May 13, 2016

Unit 7

Absolute Advantage

  • Individual: exists when a person can produce more of a certain good/service than someone else in the same amount of time (or can produce a good using the least amount of resources.)
  • National: exist when a country can produce more of a good/service than another country in the same time period.

Comparative Advantage

  • A person or a nation has a comparative advantage in the production of a product when it can produce the product at a lower domestic opportunity cost than can a trading partner.
    • Ex. for input: number of hours to do a job, number of acres to feed a horse, number of gallons of paint to paint a house.
    • Ex. for output:

Specialization and Trade

  • Gains from trade are based on comparative advantage, not absolute or advantage.

Unit 7

Mechanics of Foreign Exchange (FOREX)

  • Foreign Exchange (FOREX)
    • The buying and selling of currency
      • Ex.
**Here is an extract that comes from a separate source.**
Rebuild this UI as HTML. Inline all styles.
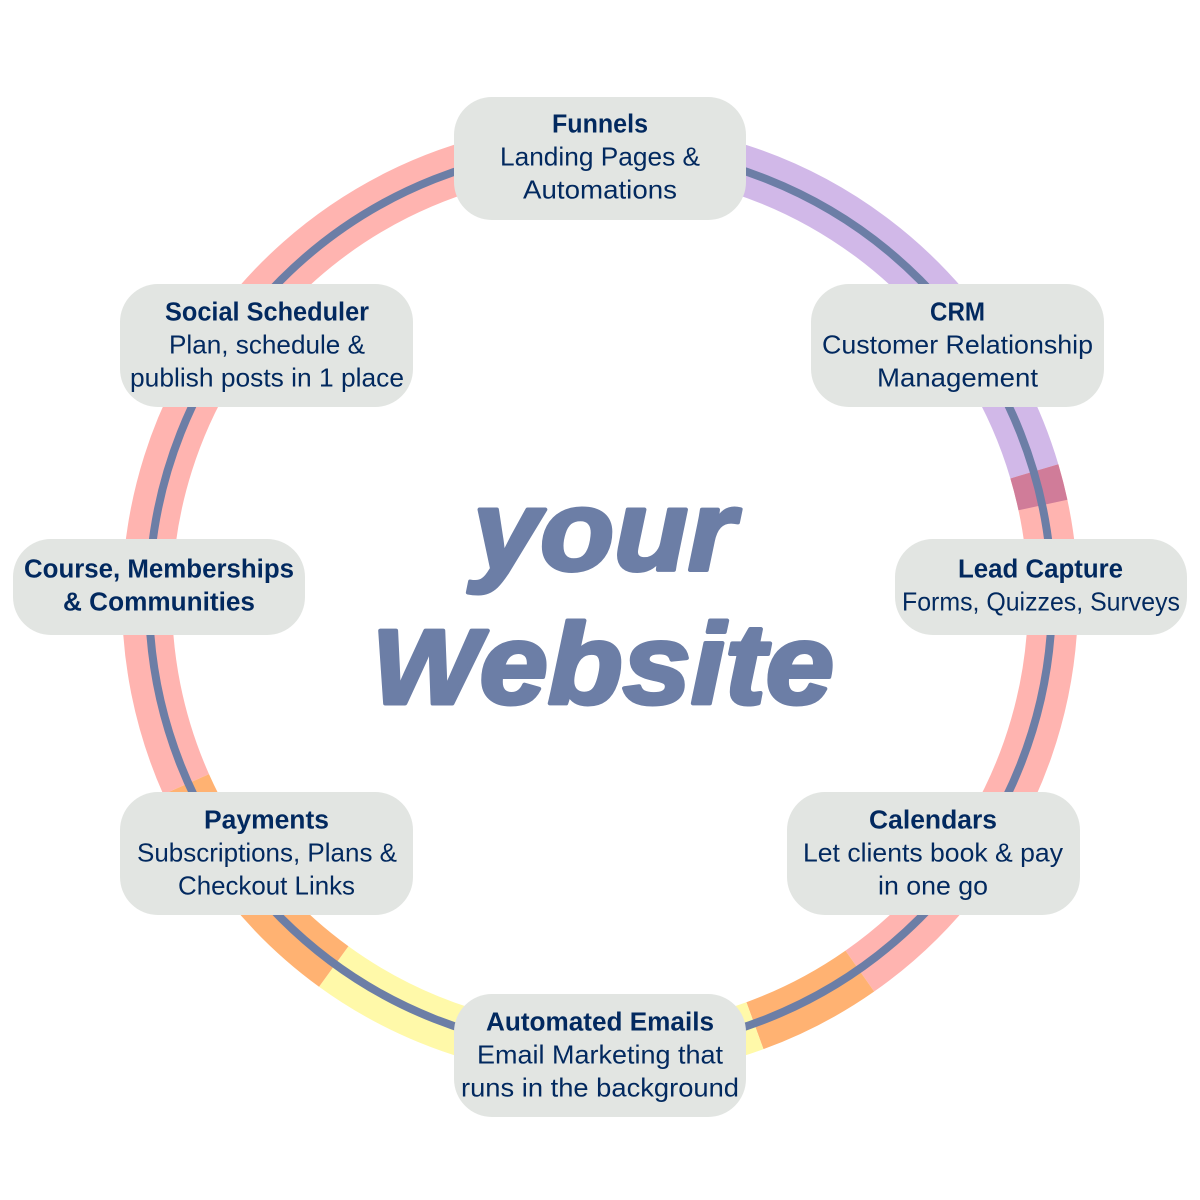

In order to purchase souvenirs in France, it is first necessary for Americans to sell their Dollars and buy Euros.
    • Any transaction that occurs in the balance of Payments necessitates foreign exchange.
    • The exchange rate (e) is determined in the foreign currency market.
  • Changes in Exchange Rates
    • Exchange rates (e) are a function of the supply and demand for currency.
      • An increase in the supply of a currency will decrease the exchange rate of a currency.
      • An decrease in the supply of a currency will increase the exchange rate of a currency.
      • An increase in the demand of a currency will increase the exchange rate of a currency.
      • An decrease in the demand of a currency will decrease the exchange rate of a currency.
  • Appreciation and Depreciation
    • Appreciation of a currency occurs when the exchange rate of that currency increase (e↑)
    • Depreciation of a currency occurs when the exchange rate of that currency decrease (e↓)
  • Exchange Rate Determinants
    • Consumer Tastes
    • Relative Income
    • Relative Price Level
    • Speculation
  • Exports and Imports
    • The exchange rate is a determinants of both exports and imports.
    • Appreciation of the dollar causes American goods to be relatively more expensive and foreign goods to be relatively cheaper thus reducing exports and increasing imports.
    • Depreciation of the dollar causes American goods to be relatively cheaper and foreign goods to be relatively more expensive thus increasing exports and reducing imports.
  • Floating/Flexible Rates
    • Depends on demand and supply of that currency vs. other currencies.
    • It is very sensitive to the business cycle
    • Provide options for investment
  • Fixed Rates
    • Based upon a country's willingness to distribute currency and the ability to control the amounts.